Williamson’s answer to that might be to highlight the £1 billion that he screwed out of Philip Hammond in last autumn’s Budget, which itself came on top of an £800 million increase during the summer. One point of the speech was to signal that he will soon be back for more: after all, there is a £7 billion black hole in the Ministry of Defence’s equipment budgets. Without money to help reduce it, and more, the Defence Secretary will have no chance whatsoever of achieving the aims he set out. These were so striking that it is well worth pondering their implications.
Only a few years ago, when the Coalition Government was formed, Russia was not considered a serious danger to national security at all. It was only last year that Williamson tore up previous assumptions and told the Defence Select Committee that it is now a bigger threat to us than terrorism. And earlier this week, he duly added China to the list of British security problems: “all the while, [it] is developing its modern military capability and its commercial power,” he said. It was the most pro-intervention speech that any Defence Secretary has made since the Iraq War, listing “Kuwait, Bosnia, Sierra Leone and Kosovo” as earlier, successful, valuable incursions.

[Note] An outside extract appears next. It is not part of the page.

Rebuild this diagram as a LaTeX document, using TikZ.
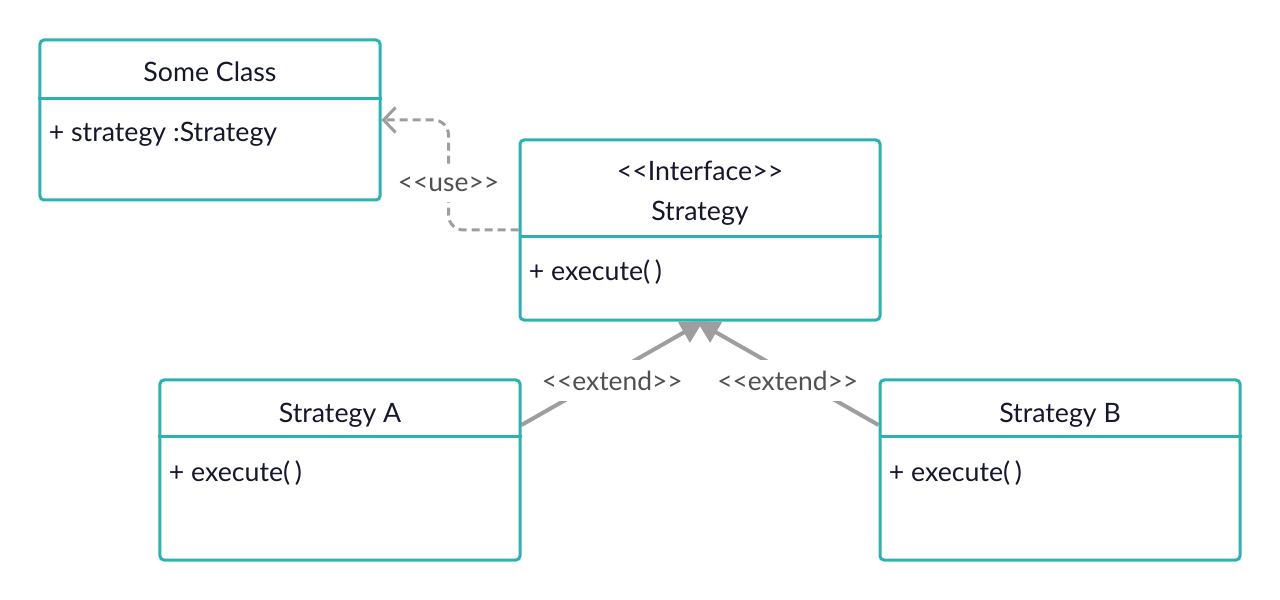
\documentclass[tikz,border=0pt]{standalone}
\usepackage{fontspec}
\setmainfont{Lato}
\usetikzlibrary{arrows.meta, positioning, calc, backgrounds}
\definecolor{ink}{HTML}{16162C}
\definecolor{muted}{HTML}{505050}
\definecolor{edge}{HTML}{9E9E9E}
\definecolor{frame}{HTML}{2BB3AF}
\tikzset{
  font=\fontsize{15.2}{18}\selectfont,
  %
  cls/.style={draw=frame, line width=0.6mm, rounded corners=0.8mm, fill=white,
              inner sep=0pt},
  divider/.style={draw=frame, line width=0.6mm},
  title/.style={text=ink, inner sep=0pt, anchor=base},
  member/.style={text=ink, inner sep=0pt, anchor=base west},
  %
  lbl/.style={font=\fontsize{15}{18}\selectfont, text=muted, fill=white,
              inner xsep=3pt, inner ysep=6pt},
  usedep/.style={draw=edge, line width=0.6mm, dash pattern=on 1.6mm off 1mm,
                 rounded corners=3mm, -{Straight Barb[length=2.4mm, width=5mm]}},
  extends/.style={draw=edge, line width=0.8mm, -{Triangle[length=4.4mm, width=4.6mm]}},
}
\begin{document}
\begin{tikzpicture}[x=0.2mm, y=-0.2mm]
  \useasboundingbox (0,0) rectangle (1280,600);

  % classes
  \node[cls, minimum width=68mm, minimum height=32mm] (sc)  at (210,120)  {};
  \node[cls, minimum width=72mm, minimum height=36mm] (ifc) at (700,230)  {};
  \node[cls, minimum width=72mm, minimum height=36mm] (sa)  at (340,470)  {};
  \node[cls, minimum width=72mm, minimum height=36mm] (sb)  at (1060,470) {};

  \draw[divider] ($(sc.north west)+(0,60)$)  -- ($(sc.north east)+(0,60)$);
  \draw[divider] ($(ifc.north west)+(0,98)$) -- ($(ifc.north east)+(0,98)$);
  \draw[divider] ($(sa.north west)+(0,58)$)  -- ($(sa.north east)+(0,58)$);
  \draw[divider] ($(sb.north west)+(0,58)$)  -- ($(sb.north east)+(0,58)$);

  \node[title]  (sc-t)  at ($(sc.north)+(0,43)$)       {Some Class};
  \node[member] (sc-m)  at ($(sc.north west)+(10,103)$) {+ strategy :Strategy};

  \node[title]  (ifc-s) at ($(ifc.north)+(0,42)$)       {<{}<Interface>{}>};
  \node[title]  (ifc-t) at ($(ifc.north)+(0,82)$)       {Strategy};
  \node[member] (ifc-m) at ($(ifc.north west)+(10,142)$) {+ execute(\,)};

  \node[title]  (sa-t)  at ($(sa.north)+(0,44)$)        {Strategy A};
  \node[member] (sa-m)  at ($(sa.north west)+(10,103)$) {+ execute(\,)};

  \node[title]  (sb-t)  at ($(sb.north)+(0,44)$)        {Strategy B};
  \node[member] (sb-m)  at ($(sb.north west)+(10,103)$) {+ execute(\,)};

  % relations
  \coordinate (sa-out) at ($(sa.east)+(0,-45)$);
  \coordinate (sb-out) at ($(sb.west)+(0,-45)$);
  \coordinate (ifc-ina) at ($(ifc.south)+(3,0)$);
  \coordinate (ifc-inb) at ($(ifc.south)+(-3,0)$);

  \begin{scope}[on background layer]
    \draw[usedep] (ifc.west) -- ++(-70,0)
      |- node[lbl, pos=0.21] {<{}<use>{}>} (sc.east);
    \draw[extends] (sa-out) -- node[lbl, pos=0.5, yshift=-1.5mm] {<{}<extend>{}>} (ifc-ina);
    \draw[extends] (sb-out) -- node[lbl, pos=0.5, yshift=-1.5mm] {<{}<extend>{}>} (ifc-inb);
  \end{scope}

\end{tikzpicture}
\end{document}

Hence his reference not only to cyber and to new drones for the RAF, but to new Poseidon P-8 Maritime Patrol Aircraft, new equipment for the army, and two naval “littoral strike groups complete with escorts, support vessels and helicopters. One would be based East of Suez in the Indo-Pacific and one based West of Suez in the Mediterranean, Atlantic and Baltic”.

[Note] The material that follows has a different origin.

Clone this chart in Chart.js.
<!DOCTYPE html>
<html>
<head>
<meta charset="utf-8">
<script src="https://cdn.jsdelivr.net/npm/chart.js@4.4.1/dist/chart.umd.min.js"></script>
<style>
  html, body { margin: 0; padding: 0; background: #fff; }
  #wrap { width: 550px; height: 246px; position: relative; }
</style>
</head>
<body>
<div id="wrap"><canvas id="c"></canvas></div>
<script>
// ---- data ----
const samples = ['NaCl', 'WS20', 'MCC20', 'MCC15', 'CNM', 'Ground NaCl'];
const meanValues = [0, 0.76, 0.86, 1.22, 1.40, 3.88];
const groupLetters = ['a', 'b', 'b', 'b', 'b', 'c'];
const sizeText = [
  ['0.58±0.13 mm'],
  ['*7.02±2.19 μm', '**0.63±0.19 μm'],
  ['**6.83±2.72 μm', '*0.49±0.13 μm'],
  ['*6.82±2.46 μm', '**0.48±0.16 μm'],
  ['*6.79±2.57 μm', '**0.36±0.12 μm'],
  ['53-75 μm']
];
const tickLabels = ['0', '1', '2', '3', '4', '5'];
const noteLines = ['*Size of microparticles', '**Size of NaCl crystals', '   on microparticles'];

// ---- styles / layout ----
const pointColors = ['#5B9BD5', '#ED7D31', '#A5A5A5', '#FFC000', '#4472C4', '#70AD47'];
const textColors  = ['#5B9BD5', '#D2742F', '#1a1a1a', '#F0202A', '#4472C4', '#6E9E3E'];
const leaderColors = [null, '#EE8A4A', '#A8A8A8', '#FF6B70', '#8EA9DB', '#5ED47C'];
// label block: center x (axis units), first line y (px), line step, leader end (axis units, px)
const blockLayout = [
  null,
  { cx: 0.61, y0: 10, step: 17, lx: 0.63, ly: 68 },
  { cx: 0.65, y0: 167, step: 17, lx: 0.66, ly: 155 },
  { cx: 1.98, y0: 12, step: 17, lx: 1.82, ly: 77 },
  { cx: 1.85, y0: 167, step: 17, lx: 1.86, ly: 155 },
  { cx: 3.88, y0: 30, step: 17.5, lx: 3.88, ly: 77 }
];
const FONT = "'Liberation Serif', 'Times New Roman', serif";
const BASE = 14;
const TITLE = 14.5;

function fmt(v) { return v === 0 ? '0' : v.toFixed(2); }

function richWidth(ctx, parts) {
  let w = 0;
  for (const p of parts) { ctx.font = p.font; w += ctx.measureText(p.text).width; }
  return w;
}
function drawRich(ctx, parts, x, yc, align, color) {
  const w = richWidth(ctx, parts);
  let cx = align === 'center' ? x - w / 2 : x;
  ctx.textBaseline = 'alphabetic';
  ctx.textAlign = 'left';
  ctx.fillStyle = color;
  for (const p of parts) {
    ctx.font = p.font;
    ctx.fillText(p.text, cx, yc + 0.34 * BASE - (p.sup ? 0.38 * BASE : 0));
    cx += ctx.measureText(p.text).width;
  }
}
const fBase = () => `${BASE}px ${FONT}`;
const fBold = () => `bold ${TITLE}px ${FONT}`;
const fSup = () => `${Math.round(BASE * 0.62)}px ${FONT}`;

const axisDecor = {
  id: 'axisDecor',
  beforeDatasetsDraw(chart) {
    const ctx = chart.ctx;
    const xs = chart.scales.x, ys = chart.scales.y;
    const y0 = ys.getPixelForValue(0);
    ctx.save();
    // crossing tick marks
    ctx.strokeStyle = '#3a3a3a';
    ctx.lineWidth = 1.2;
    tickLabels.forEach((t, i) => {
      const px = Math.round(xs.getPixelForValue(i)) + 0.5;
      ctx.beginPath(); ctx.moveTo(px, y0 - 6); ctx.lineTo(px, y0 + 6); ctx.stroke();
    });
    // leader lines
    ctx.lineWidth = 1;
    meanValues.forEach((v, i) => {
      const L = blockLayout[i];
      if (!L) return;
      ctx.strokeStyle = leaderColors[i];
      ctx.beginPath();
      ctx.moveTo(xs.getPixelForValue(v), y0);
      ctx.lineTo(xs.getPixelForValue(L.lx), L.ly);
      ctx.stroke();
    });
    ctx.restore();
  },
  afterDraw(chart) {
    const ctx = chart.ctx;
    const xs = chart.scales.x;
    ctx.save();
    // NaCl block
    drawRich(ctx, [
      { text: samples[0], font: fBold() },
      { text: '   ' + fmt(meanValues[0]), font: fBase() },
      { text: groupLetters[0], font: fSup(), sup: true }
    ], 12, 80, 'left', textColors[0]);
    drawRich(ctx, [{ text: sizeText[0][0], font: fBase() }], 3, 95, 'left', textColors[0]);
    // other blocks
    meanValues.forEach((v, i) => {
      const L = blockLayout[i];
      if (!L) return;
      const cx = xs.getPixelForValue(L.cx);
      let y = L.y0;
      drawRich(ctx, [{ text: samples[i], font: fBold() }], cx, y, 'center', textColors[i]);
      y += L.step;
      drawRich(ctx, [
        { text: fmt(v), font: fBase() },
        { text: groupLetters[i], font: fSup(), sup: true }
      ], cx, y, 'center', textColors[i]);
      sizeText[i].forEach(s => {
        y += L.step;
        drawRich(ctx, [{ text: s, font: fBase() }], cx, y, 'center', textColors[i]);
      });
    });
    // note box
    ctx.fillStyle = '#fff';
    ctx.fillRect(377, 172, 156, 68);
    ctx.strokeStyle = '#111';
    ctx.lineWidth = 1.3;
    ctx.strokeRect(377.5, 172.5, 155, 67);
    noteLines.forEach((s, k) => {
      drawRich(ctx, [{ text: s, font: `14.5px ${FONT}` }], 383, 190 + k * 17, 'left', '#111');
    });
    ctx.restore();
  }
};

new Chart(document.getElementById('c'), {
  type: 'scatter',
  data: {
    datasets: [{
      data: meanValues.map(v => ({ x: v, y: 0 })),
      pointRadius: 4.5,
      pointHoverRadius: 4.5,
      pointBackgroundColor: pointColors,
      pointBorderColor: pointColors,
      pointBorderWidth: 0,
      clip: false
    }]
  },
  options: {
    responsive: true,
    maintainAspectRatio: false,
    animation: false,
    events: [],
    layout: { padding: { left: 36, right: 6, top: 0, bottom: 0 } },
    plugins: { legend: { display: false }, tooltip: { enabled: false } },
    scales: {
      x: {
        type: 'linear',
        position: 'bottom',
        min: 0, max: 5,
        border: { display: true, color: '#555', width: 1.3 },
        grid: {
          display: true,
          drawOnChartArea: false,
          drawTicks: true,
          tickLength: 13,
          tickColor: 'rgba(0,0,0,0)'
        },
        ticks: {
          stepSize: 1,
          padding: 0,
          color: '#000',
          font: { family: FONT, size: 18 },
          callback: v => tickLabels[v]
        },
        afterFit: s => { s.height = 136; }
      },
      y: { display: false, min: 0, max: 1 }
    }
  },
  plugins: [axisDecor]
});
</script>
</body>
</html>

All this raises three questions. First, is it the Government’s collective position that China is no longer the friend that George Osborne saw it as, but is instead, in effect, a foe – or at least to be treated with a premis of suspicion? Second, are the voters really up for a more interventionist-leaning foreign and defence posture, especially at a time when America seems to be entering a period of relative isolationism? (“We stand ready to support our friends in Ukraine and the Balkans,” the Defence Secretary declared.) Finally, Williamson’s programme implies higher defence spending still. Is the Treasury willing to fund it?
The speech might have been delivered in much the same way were Britain not due to leave the EU. There is no necessary connection between the re-ordering to which the Defence Secretary referred and Brexit. But quitting the EU does make a difference to defence policy. If we are to remain committed to our common continent, that implies solidifying the army presence in Eastern Europe – at a time when its manpower is at its lowest for more than a century. And if we are also to become Global Britain, that suggests extending our reach and capabilities.
Unlike many of his colleagues, Williamson has no military background and, in the Conservative Party, the post that he holds is greatly prized – and seen as almost on a rank with the great offices of state. His promotion was therefore not a popular one, and he has been widely briefed against.
Furthermore, the speech is bound to be read, by a cynical Westminster Village, as a leadership election preparation exercise. Our plea for the Defence Secretary is that he is damned if he does and also if he doesn’t. If he sets out a policy direction, he will be accused of ulterior motives. If he doesn’t, it will be claimed that he has nothing to say.
At a time when Brexit is all-consuming, and most Cabinet Ministers other than Michael Gove seem unwilling to make an impression, it ought to be thoroughly welcome that one of the others is developing a policy, even if you don’t agree it – which by and large we do, as believers in higher defence spending.